Kegamangan serupa dibaca publik pada elektabilitas Perindo sebagai partai papan tengah pendukung pemerintah yang menurun 1,0 persen menjadi 3,1 persen. Perindo tampak masih ragu mengarahkan dukungan politik pada capres 2024.
Di papan bawah, Partai Buruh dan Partai Hanura menggeliat dengan sedikit penambahan elektabilitas. PBB, PSI, dan Gelora stagnan-menurun.

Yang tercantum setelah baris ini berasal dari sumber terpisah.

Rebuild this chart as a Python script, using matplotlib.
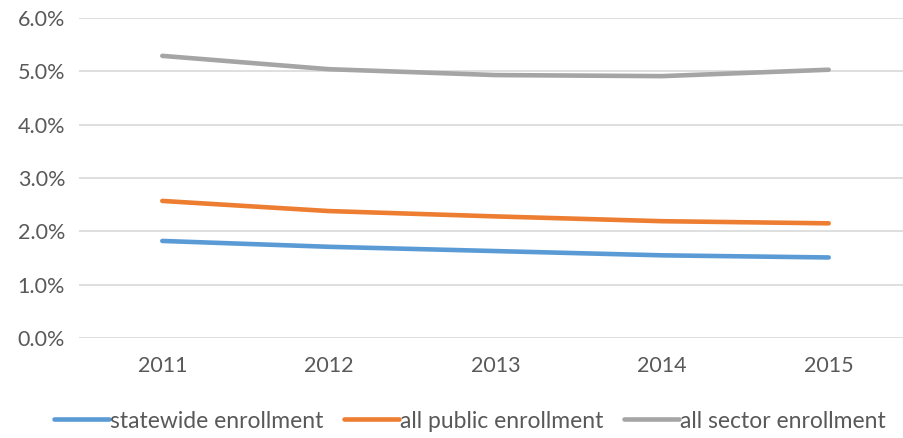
import matplotlib
matplotlib.use("Agg")
import matplotlib.pyplot as plt
import matplotlib.ticker as ticker

# ------------------------------------------------------------
# Data
# ------------------------------------------------------------
years = ["2011", "2012", "2013", "2014", "2015"]
statewide = [1.82, 1.71, 1.63, 1.55, 1.51]
all_public = [2.57, 2.38, 2.28, 2.19, 2.15]
all_sector = [5.29, 5.04, 4.93, 4.91, 5.03]

series_names = ["statewide enrollment", "all public enrollment", "all sector enrollment"]
series_colors = ["#5B9BD5", "#ED7D31", "#A5A5A5"]

plt.rcParams['font.family'] = ['Lato', 'DejaVu Sans']

W, H = 904, 438
fig = plt.figure(figsize=(W / 100, H / 100), dpi=100)
ax = fig.add_axes([79 / W, 100 / H, 833 / W, 320 / H])

x = range(len(years))
for vals, name, col in zip([statewide, all_public, all_sector], series_names, series_colors):
    ax.plot(x, vals, color=col, linewidth=3.3, label=name,
            solid_capstyle='round', solid_joinstyle='round')

ax.set_xlim(-0.5, len(years) - 0.5)
ax.set_ylim(0, 6)
ax.set_xticks(list(x))
ax.set_xticklabels(years)
ax.yaxis.set_major_locator(ticker.MultipleLocator(1))
ax.yaxis.set_major_formatter(ticker.FuncFormatter(lambda v, p: f"{v:.1f}%"))

ax.grid(axis='y', color='#D9D9D9', linewidth=1.2)
ax.set_axisbelow(True)
for s in ax.spines.values():
    s.set_visible(False)
ax.tick_params(axis='both', length=0, labelsize=15.5, labelcolor='#595959')
ax.tick_params(axis='y', pad=10)
ax.tick_params(axis='x', pad=13)

leg = fig.legend(loc='center', bbox_to_anchor=(470 / W, 1 - 421 / H), ncol=3,
                 frameon=False, fontsize=16.5, handlelength=2.4, handletextpad=0.05,
                 columnspacing=0.9)
for t in leg.get_texts():
    t.set_color('#595959')

fig.savefig("out.png", dpi=100)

Akhirnya, dari hasil survei terlihat bahwa elektabilitas parpol masih dinamis. Hal seperti susunan koalisi parpol, pasangan capres, dan arah dukungan Jokowi diduga turut menentukan elektabilitas parpol. Di sisi lain, peran Jokowi dalam kiprah pencapresan yang terlihat cukup intens mulai memancing sejumlah kritik.
Bagaimanapun, kelekatan publik pada parpol tak sekuat pada capres yang maju dalam pemilu di tengah publik yang sudah makin tersegmentasi. Karena itu, di samping menyiapkan caleg yang berkualitas, parpol juga harus lihai memilih susunan koalisi dan capres yang diusung agar konstituen mereka tak bergeser ke partai lain. (LITBANG KOMPAS)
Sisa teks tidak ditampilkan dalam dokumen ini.